The cars themselves arrive with a hovercraft whisper, a keen recorded voice announces the stops, it's all glass and flashing lights in this future world.

 Runner! Lastday!

The ceiling is a catacomb, a honeycomb of concrete detail. This place is a marvel and yet it is filled with somber people. Every conversation, mood, gesture, everything is pervaded, consumed, tainted, underlined by the event every look on every face, the sour thought at the back of every head, the brooding reality that turns each mouth down and arrests spontaneous smiles, the realization that disbelief is no longer possible.

My ears pop passing beneath the Potomic, punishment for leaving D.C. or perhaps a warning for those entering -- I swallow hard to clear them. Once, twice, three, four times. My ears clear but the weight remains.

Every tragedy is different and each uniquely clear in hindsight years later. We all formulate our own secret plans of how we would have escaped. "At the first sound I would have run to the stairs, rounded up my office mates, charged for the ground floor," Every survivor we see on television we repeat quietly, "yes, that's me, that's the one that would have been me, that's just what I would have done and I would have lived."

The driver announces that no one but Pentagon employees will be allowed to detrain at the Pentagon stop, which, ironically, appears on the metro maps as a gigantic bullseye. 

I get off at Pentagon City, a mall about a half mile away. I make my way to the roof, which is covered with police. I ask one of them if I can see the Pentagon from there. "Yeah," he says, "follow me, I'll take you." he leads me to a corner of the roof. "If that tree wasn't there, you'd get a better view." I notice melted wax on the ground from some candle light vigil. I snap a couple of unremarkable photos. "Is there a way I can walk over there?" The cop points to a tunnel under 394, "Try that pedestrian tunnel." I thank him and make my way. 

The tunnel connects the Pentagon's South parking lot with the Pentagon City Mall parking lot. Many employees park here and walk through the tunnel to work. The entrance to the tunnel is festooned with flowers and signs, someone has pasted a weeping eagle to the wall. As the employees walk into the sunlight, the first thing they see are American flags. Here again there are many personal mementos.

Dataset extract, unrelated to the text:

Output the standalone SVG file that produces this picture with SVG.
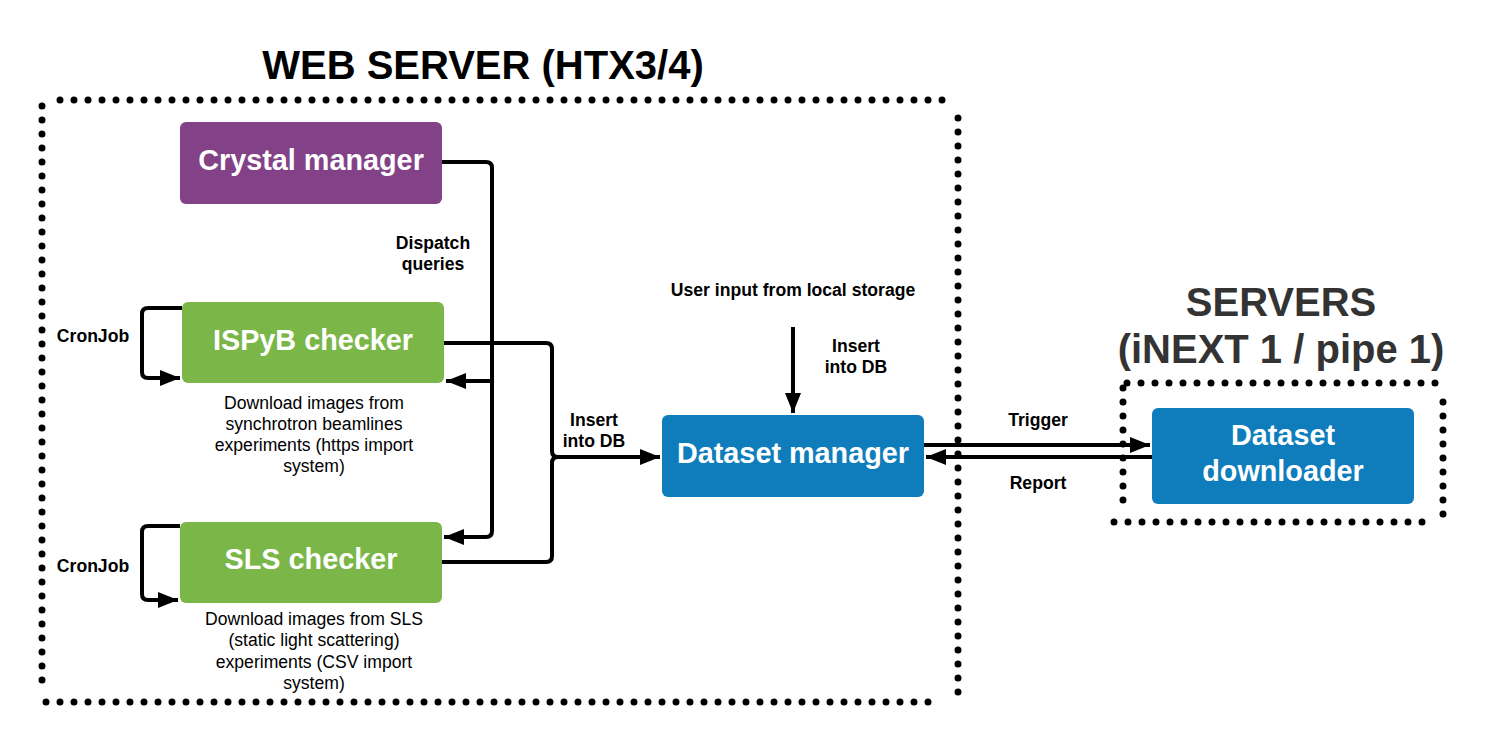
<svg xmlns="http://www.w3.org/2000/svg" width="1502" height="747" viewBox="0 0 1502 747">
<style>
.dots{fill:none;stroke:#000;stroke-width:7;stroke-linecap:round;stroke-dasharray:0 14}
.box{stroke:none}
.bt{font-family:"Liberation Sans",Arial,sans-serif;font-weight:bold;fill:#fff;text-anchor:middle;font-size:28.8px}
.lb{font-family:"Liberation Sans",Arial,sans-serif;font-weight:bold;font-size:17.6px;fill:#000;text-anchor:middle}
.ds{font-family:"Liberation Sans",Arial,sans-serif;font-size:17.6px;fill:#000;text-anchor:middle}
.title{font-family:"Liberation Sans",Arial,sans-serif;font-weight:bold;font-size:40px;text-anchor:middle}
.conn{fill:none;stroke:#000;stroke-width:4;stroke-linejoin:round}
</style>
<defs>
<marker id="ah" markerUnits="userSpaceOnUse" markerWidth="22" markerHeight="18" refX="20" refY="9" orient="auto">
<path d="M0,1 L20,9 L0,17 Z" fill="#000"/>
</marker>
</defs>
<rect width="1502" height="747" fill="#fff"/>
<g id="web-server-frame">
<text class="title" x="483" y="79" fill="#000">WEB SERVER (HTX3/4)</text>
<line class="dots" x1="60" y1="100" x2="952" y2="100"/>
<line class="dots" x1="42" y1="106" x2="42" y2="686"/>
<line class="dots" x1="958" y1="118" x2="958" y2="698"/>
<line class="dots" x1="46" y1="702" x2="942" y2="702"/>
</g>
<g id="servers-frame">
<text class="title" x="1281" y="316" fill="#333">SERVERS</text>
<text class="title" x="1281" y="363" fill="#333">(iNEXT 1 / pipe 1)</text>
<line class="dots" x1="1127" y1="383" x2="1437" y2="383"/>
<line class="dots" x1="1123" y1="388" x2="1123" y2="504"/>
<line class="dots" x1="1443" y1="402" x2="1443" y2="516"/>
<line class="dots" x1="1114" y1="522" x2="1426" y2="522"/>
</g>
<g id="connectors">
<path class="conn" d="M442,162 H486 Q492,162 492,168 V531 Q492,537 486,537 H444" marker-end="url(#ah)"/>
<path class="conn" d="M492,381 H446" marker-end="url(#ah)"/>
<path class="conn" d="M444,343 H546 Q552,343 552,349 V451 Q552,457 558,457 H660" marker-end="url(#ah)"/>
<path class="conn" d="M442,562 H546 Q552,562 552,556 V463 Q552,457 558,457"/>
<path class="conn" d="M182,308 H148 Q142,308 142,314 V372 Q142,378 148,378 H180" marker-end="url(#ah)"/>
<path class="conn" d="M180,526 H148 Q142,526 142,532 V594 Q142,600 148,600 H178" marker-end="url(#ah)"/>
<path class="conn" d="M793,327 V413" marker-end="url(#ah)"/>
<path class="conn" d="M924,445 H1150" marker-end="url(#ah)"/>
<path class="conn" d="M1152,457 H926" marker-end="url(#ah)"/>
</g>
<g id="crystal-manager">
<rect class="box" x="180" y="122" width="262" height="82" rx="6" fill="#834187"/>
<text class="bt" x="311" y="170">Crystal manager</text>
</g>
<g id="ispyb-checker">
<rect class="box" x="182" y="302" width="262" height="81" rx="6" fill="#7AB648"/>
<text class="bt" x="313" y="350">ISPyB checker</text>
<text class="ds" x="314" y="409">Download images from</text>
<text class="ds" x="314" y="430">synchrotron beamlines</text>
<text class="ds" x="314" y="451">experiments (https import</text>
<text class="ds" x="314" y="472">system)</text>
</g>
<g id="sls-checker">
<rect class="box" x="180" y="522" width="262" height="81" rx="6" fill="#7AB648"/>
<text class="bt" x="311" y="569">SLS checker</text>
<text class="ds" x="314" y="625">Download images from SLS</text>
<text class="ds" x="314" y="646">(static light scattering)</text>
<text class="ds" x="314" y="668">experiments (CSV import</text>
<text class="ds" x="314" y="689">system)</text>
</g>
<g id="dataset-manager">
<rect class="box" x="662" y="415" width="262" height="82" rx="6" fill="#0F7DBC"/>
<text class="bt" x="793" y="463">Dataset manager</text>
</g>
<g id="dataset-downloader">
<rect class="box" x="1152" y="408" width="262" height="96" rx="6" fill="#0F7DBC"/>
<text class="bt" x="1283" y="445">Dataset</text>
<text class="bt" x="1283" y="481">downloader</text>
</g>
<g id="labels">
<text class="lb" x="433" y="249">Dispatch</text>
<text class="lb" x="433" y="270">queries</text>
<text class="lb" x="93" y="342">CronJob</text>
<text class="lb" x="93" y="572">CronJob</text>
<text class="lb" x="594" y="426">Insert</text>
<text class="lb" x="594" y="447">into DB</text>
<text class="lb" x="793" y="296">User input from local storage</text>
<text class="lb" x="856" y="352">Insert</text>
<text class="lb" x="856" y="373">into DB</text>
<text class="lb" x="1038" y="426">Trigger</text>
<text class="lb" x="1038" y="489">Report</text>
</g>
</svg>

At the Pentagon end of the tunnel a sign warns or rejoices that this is a NO HAT NO SALUTE AREA. From the number of military personnel standing there with clipboards and guns it's evident that this entrance is closed to non Pentagon traffic. A corporal with the deepest voice I've ever heard tells me how to get to the memorial from another tunnel. He is extremely polite.

I'm again on my way.

In the daylight, the destruction is much easier to see though it seems much less -- after the complete and utter devastation in New York, it seems that more should be damaged here.

The media is out in force -- news outlets I've never heard of have trucks here. Each truck has a tent pitched on top of it and beneath each tent is a reporter with a wire stuck in his or her ear, a microphone in his or her hand, and a grim look on his or her face. At the base of the trucks technicians sit looking bored, talking on cell phones or carrying takeout coffee from godknowswhere.

There are more people at the memorial, more flowers, more stories, people coming to read the names of a friend or colleague from the giant list the DOD has erected.

You might think that at a time and place like this people would want to be left alone, but I find that the very opposite is true. Everyone I approach seems desperate to tell their story, to spread the name of a missing father, brother, sister, friend. They grab my ear and won't let me go until I can take away some little bit of this person with me back to Philadelphia.

Nicole got married early and after her son was born, her husband was drafted and sent to Korea where he was shot in the head. He survived, but army doctors had to remove an entire hemisphere of his brain. She spent the rest of her life taking care of him and her son who joined the Navy at 18 and is retired now.

Living a mile away she heard the explosion and saw the smoke. Two nurses from the retirement home where she lives brought her down today. "I don't handle these things so well," she says, "I don't, I really don't."